The boys open the album with their spin on Nugent’s “Wang Dang Sweet Poontang”. Not surprisingly Demmel’s ripsaw guitars and the rib-cracking rhythms of Menghi and Portnoy take the song to a level Uncle Ted could only admire. Vocally, Blitz kicks the song right in the nuts and makes no apologies.

A raucous rendering of, “Toys in the Attic” follows. BPMD make Aerosmith sound ballsier than the Beantown boys ever aspired to. Ellsworth handles Steven Tyler’s vocal melodies as if he’d been singing it his whole life. His delivery gives it something of a punkish bite. Demmel deftly maneuvers the fretwork to encompass two guitar parts in one.

American Made’s first left turn is the band’s take on the old Willie Dixon number, “Evil”. BPMD delivers their version of the Cactus rendtion from 1971’s Restrictions album. The song has something of a Led Zeppelin on steroids feel to it.

ZZ Top’s “Beer Drinkers and Hellraisers” hits hard with its bluesy swagger and groove-laden attitude. Demmel’s fretwork pays due homage to the master, Billy Gibbons, while injecting his own personality. The band keeps it down south for its own devilish rendition of Lynyrd Skynyrd’s “Saturday Night Special”. The muscular guitars and Blitz’s vocal delivery make it infinitely more menacing then the 1975 original. You can feel Menghi’s bass in your bones.

BPMD head back to Blue Oyster Cult’s 1975 gem Agents of Fortune for “Tattoo Vampire”. If there is any song on this record where Ellsworth really puts his Overkill stamp on something, this is it. Psychedelic punk on a weekend bender. Portnoy and Menghi crush it. That punk groove bleeds over into the next cut as Demmel unleashes his inner Eddie on a cover of the Van Halen deep cut, “D.O.A.”

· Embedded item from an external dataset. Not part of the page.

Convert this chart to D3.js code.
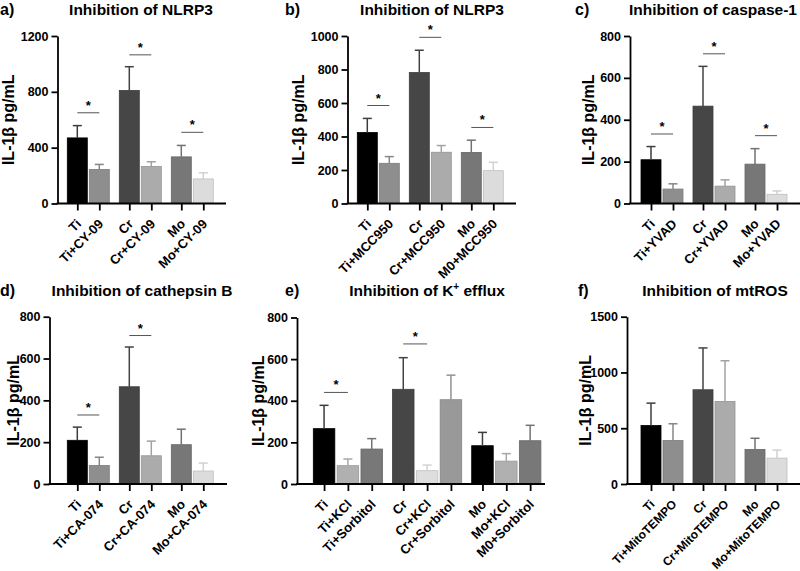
<!DOCTYPE html>
<html><head><meta charset="utf-8">
<script src="https://cdn.jsdelivr.net/npm/d3@7"></script>
<style>body{margin:0;background:#fff}svg{display:block}text{font-family:"Liberation Sans",Arial,sans-serif;font-weight:bold;fill:#000}</style>
</head><body>
<script>
// ---- data ----
const catsA = ["Ti","Ti+CY-09","Cr","Cr+CY-09","Mo","Mo+CY-09"];
const valsA = [470,244,810,265,334,176];
const errA  = [88,36,170,34,82,44];
const sigA  = [[0,1,650],[2,3,1065],[4,5,510]];
const ticksA = [0,400,800,1200];

const catsB = ["Ti","Ti+MCC950","Cr","Cr+MCC950","Mo","M0+MCC950"];
const valsB = [424,240,782,306,305,196];
const errB  = [84,40,133,40,73,50];
const sigB  = [[0,1,585],[2,3,992],[4,5,454]];
const ticksB = [0,200,400,600,800,1000];

const catsC = ["Ti","Ti+YVAD","Cr","Cr+YVAD","Mo","Mo+YVAD"];
const valsC = [209,69,465,83,188,44];
const errC  = [63,25,190,30,74,16];
const sigC  = [[0,1,332],[2,3,715],[4,5,324]];
const ticksC = [0,200,400,600,800];

const catsD = ["Ti","Ti+CA-074","Cr","Cr+CA-074","Mo","Mo+CA-074"];
const valsD = [209,88,465,135,188,62];
const errD  = [63,40,190,70,74,38];
const sigD  = [[0,1,330],[2,3,710]];
const ticksD = [0,200,400,600,800];

const catsE = ["Ti","Ti+KCl","Ti+Sorbitol","Cr","Cr+KCl","Cr+Sorbitol","Mo","Mo+KCl","M0+Sorbitol"];
const valsE = [266,88,168,455,64,405,184,110,208];
const errE  = [112,32,50,152,27,118,64,36,74];
const sigE  = [[0,1,440],[3,4,673]];
const ticksE = [0,200,400,600,800];

const catsF = ["Ti","Ti+MitoTEMPO","Cr","Cr+MitoTEMPO","Mo","Mo+MitoTEMPO"];
const valsF = [525,390,845,740,310,232];
const errF  = [200,150,375,365,100,72];
const sigF  = [];
const ticksF = [0,500,1000,1500];

const palette6 = ["#000000","#8e8e8e","#464646","#ababab","#777777","#dcdcdc"];
const palette9 = ["#000000","#b0b0b0","#787878","#464646","#dedede","#999999","#000000","#b0b0b0","#787878"];

const W = 800, H = 571;
const svg = d3.select("body").append("svg").attr("width", W).attr("height", H);

function panel(c) {
  const g = svg.append("g");
  const y = d3.scaleLinear().domain([0, c.ticks[c.ticks.length - 1]]).range([c.y0, c.y1]);
  const nG = c.cats.length / c.per;
  const groups = d3.range(nG);
  const gstep = c.gstep;
  const outer = d3.scaleBand().domain(groups)
    .range([c.bx, c.bx + nG * gstep - c.ggap])
    .paddingInner(c.ggap / gstep).paddingOuter(0);
  const inner = d3.scaleBand().domain(d3.range(c.per))
    .range([0, outer.bandwidth()])
    .paddingInner(c.bgap / (c.bw + c.bgap)).paddingOuter(0);
  const xLeft = i => outer(Math.floor(i / c.per)) + inner(i % c.per);
  const bw = inner.bandwidth();
  const cx = i => xLeft(i) + bw / 2;

  // bars
  const data = c.cats.map((k, i) => ({k, i, v: c.vals[i], e: c.errs[i], col: c.colors[i]}));
  g.selectAll("rect.bar").data(data).enter().append("rect")
    .attr("x", d => xLeft(d.i)).attr("width", bw)
    .attr("y", d => y(d.v)).attr("height", d => y(0) - y(d.v))
    .attr("fill", d => d.col)
    .attr("stroke", d => d3.color(d.col).darker(0.4)).attr("stroke-width", 0.8);
  // error bars
  const ecol = d => d.col === "#000000" ? "#3c3c3c" : d3.color(d.col).darker(0.15);
  g.selectAll("line.err").data(data).enter().append("line")
    .attr("x1", d => cx(d.i)).attr("x2", d => cx(d.i))
    .attr("y1", d => y(d.v)).attr("y2", d => y(d.v + d.e))
    .attr("stroke", ecol).attr("stroke-width", 1.5);
  g.selectAll("line.cap").data(data).enter().append("line")
    .attr("x1", d => cx(d.i) - 4.5).attr("x2", d => cx(d.i) + 4.5)
    .attr("y1", d => y(d.v + d.e)).attr("y2", d => y(d.v + d.e))
    .attr("stroke", ecol).attr("stroke-width", 1.5);

  // significance
  c.sig.forEach(s => {
    g.append("line").attr("x1", cx(s[0])).attr("x2", cx(s[1]))
      .attr("y1", y(s[2])).attr("y2", y(s[2]))
      .attr("stroke", "#555").attr("stroke-width", 1);
    g.append("text").attr("x", (cx(s[0]) + cx(s[1])) / 2).attr("y", y(s[2]) - 3)
      .attr("text-anchor", "middle").style("font-size", "13px").text("*");
  });

  // y axis
  const ya = g.append("g").attr("transform", `translate(${c.ax},0)`)
    .call(d3.axisLeft(y).tickValues(c.ticks).tickSize(6).tickSizeOuter(0).tickPadding(3).tickFormat(d3.format("d")));
  ya.select(".domain").attr("stroke", "#000").attr("stroke-width", 1.8);
  ya.selectAll(".tick line").attr("stroke", "#000").attr("stroke-width", 1.8);
  ya.selectAll(".tick text").style("font-size", "12.5px").style("font-family", "'Liberation Sans',Arial,sans-serif").style("font-weight", "bold").attr("fill", "#000");

  // x axis
  const xs = d3.scaleOrdinal().domain(c.cats).range(c.cats.map((k, i) => cx(i)));
  const xa = g.append("g").attr("transform", `translate(0,${c.y0})`)
    .call(d3.axisBottom(xs).tickSize(7).tickSizeOuter(0));
  xa.select(".domain").remove();
  g.append("line").attr("x1", c.ax - 0.9).attr("x2", c.xEnd).attr("y1", c.y0).attr("y2", c.y0)
    .attr("stroke", "#000").attr("stroke-width", 1.8);
  xa.selectAll(".tick line").attr("stroke", "#000").attr("stroke-width", 1.8);
  xa.selectAll(".tick text")
    .style("font-size", (c.xfs || 13) + "px").style("font-family", "'Liberation Sans',Arial,sans-serif").style("font-weight", "bold").attr("fill", "#000")
    .attr("text-anchor", "end").attr("dy", null).attr("y", null)
    .attr("transform", "translate(1,18) rotate(-45)").attr("dy", "0.35em");

  // y label
  g.append("text").attr("transform", `translate(${c.ylx},${(c.y0 + c.y1) / 2}) rotate(-90)`)
    .attr("text-anchor", "middle").attr("dy", "0.36em").style("font-size", "16px").text("IL-1β pg/mL");
  // letter + title
  g.append("text").attr("x", c.lx).attr("y", c.ty).style("font-size", "16px").text(c.letter);
  const t = g.append("text").attr("x", c.tx).attr("y", c.ty).attr("text-anchor", c.tanchor || "middle").style("font-size", "15.5px");
  if (c.titleSup) {
    t.append("tspan").text(c.title[0]);
    t.append("tspan").attr("dy", "-6").style("font-size", "10px").text(c.titleSup);
    t.append("tspan").attr("dy", "6").text(c.title[1]);
  } else t.text(c.title);
}

const base6 = {per: 2, bw: 20, bgap: 2, gstep: 52, ggap: 10, colors: palette6};
panel({...base6, letter: "a)", lx: 0, title: "Inhibition of NLRP3", tx: 141, ty: 15,
  cats: catsA, vals: valsA, errs: errA, sig: sigA, ticks: ticksA,
  ax: 57.5, xEnd: 226, bx: 67.3, y0: 203.5, y1: 36, ylx: 8});
panel({...base6, letter: "b)", lx: 285, title: "Inhibition of NLRP3", tx: 432, ty: 15,
  cats: catsB, vals: valsB, errs: errB, sig: sigB, ticks: ticksB,
  ax: 347.5, xEnd: 516, bx: 357.3, y0: 203.5, y1: 36, ylx: 298});
panel({...base6, letter: "c)", lx: 575, title: "Inhibition of caspase-1", tx: 629, tanchor: "start", ty: 15,
  cats: catsC, vals: valsC, errs: errC, sig: sigC, ticks: ticksC,
  ax: 630, xEnd: 800, bx: 641, y0: 203.5, y1: 36, ylx: 588});
panel({...base6, letter: "d)", lx: 0, title: "Inhibition of cathepsin B", tx: 142, ty: 296,
  cats: catsD, vals: valsD, errs: errD, sig: sigD, ticks: ticksD,
  ax: 49.5, xEnd: 227, bx: 67.3, y0: 484, y1: 316.7, ylx: 13});
panel({per: 3, bw: 21.5, bgap: 2.3, gstep: 79.2, ggap: 10, colors: palette9,
  letter: "e)", lx: 285, title: ["Inhibition of K", " efflux"], titleSup: "+", tx: 427, ty: 296,
  cats: catsE, vals: valsE, errs: errE, sig: sigE, ticks: ticksE,
  ax: 297, xEnd: 545, bx: 313.3, y0: 484, y1: 317.5, ylx: 258});
panel({...base6, letter: "f)", lx: 578, title: "Inhibition of mtROS", tx: 715, ty: 296, xfs: 12,
  cats: catsF, vals: valsF, errs: errF, sig: sigF, ticks: ticksF,
  ax: 627, xEnd: 800, bx: 641, y0: 484, y1: 316.7, ylx: 585});
</script>
</body></html>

Leslie West gets a tribute as the band ramps up Mountain’s “Never in My Life”. Plenty of grit and groove drive this one forward, and Demmel gets his six-string strut on. Portnoy stands out here as well. The two tracks the band chose together are the James Gang classic “Walk Away” and the Grand Funk Railroad anthem, “We’re an American Band”.

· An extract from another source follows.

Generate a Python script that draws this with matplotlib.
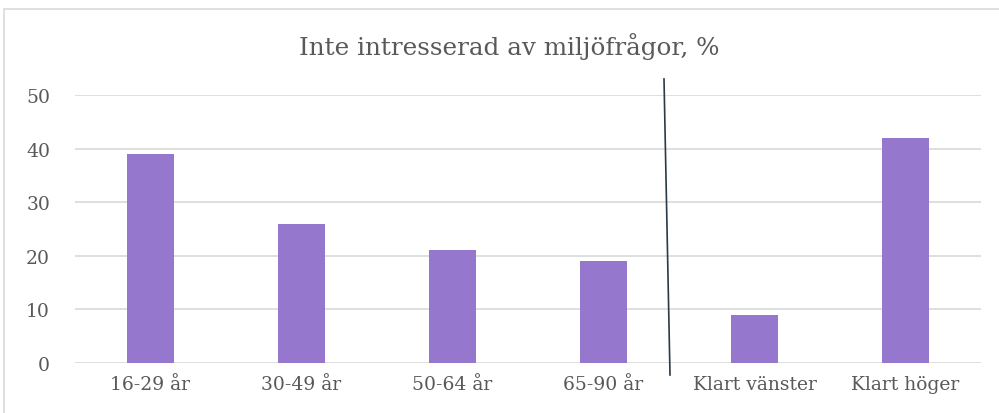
import matplotlib.pyplot as plt
from matplotlib.patches import Rectangle
from matplotlib.lines import Line2D

# Data
categories = ['16-29 år', '30-49 år', '50-64 år', '65-90 år', 'Klart vänster', 'Klart höger']
values = [39, 26, 21, 19, 9, 42]
yticks = [0, 10, 20, 30, 40, 50]

plt.rcParams['font.family'] = ['DejaVu Serif']

fig = plt.figure(figsize=(9.99, 4.14), dpi=100)

# chart frame (right and bottom edges fall outside the image)
fig.patches.append(Rectangle((4 / 999, -0.05), 1.1, 1 - 10 / 414 + 0.05,
                             transform=fig.transFigure, fill=False,
                             edgecolor='#d9d9d9', linewidth=1.2))

ax = fig.add_axes([75 / 999, 1 - 364 / 414, 906 / 999, (364 - 96) / 414])
x = range(len(categories))
ax.bar(x, values, width=0.31, color='#9677ce', zorder=3)

ax.set_xlim(-0.5, len(categories) - 0.5)
ax.set_ylim(0, 50)
ax.set_yticks(yticks)
ax.set_xticks(list(x))
ax.set_xticklabels(categories)
ax.grid(axis='y', color='#d9d9d9', linewidth=1.2, zorder=0)
for s in ax.spines.values():
    s.set_visible(False)
ax.tick_params(length=0, labelsize=13.5, colors='#595959', pad=9)
ax.tick_params(axis='y', pad=18)

fig.text(509 / 999, 1 - 47 / 414, 'Inte intresserad av miljöfrågor, %',
         ha='center', va='center', fontsize=17.7, color='#595959')

# divider between age groups and political position
fig.lines.append(Line2D([664 / 999, 670 / 999], [1 - 80 / 414, 1 - 376 / 414],
                        transform=fig.transFigure, color='#2b3a44', linewidth=1.2))

fig.savefig('out.png', dpi=100)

Tribute albums are nothing new, but BPMD bring something special to the table with American Made. What stands out most is the sense of respect for the original songs and the undercurrent of fun the guys had recording it. If there was ever a time for some vintage ear candy reimagined, 2020 is it. None of these guys are doing it for the money, but rather the sheer love of the music they grew up with, and that resonates through every track. Hell bent and heavy, BPMD serve up a slab of fist-pumping nostalgia on American Made, worthy of cranking to 11.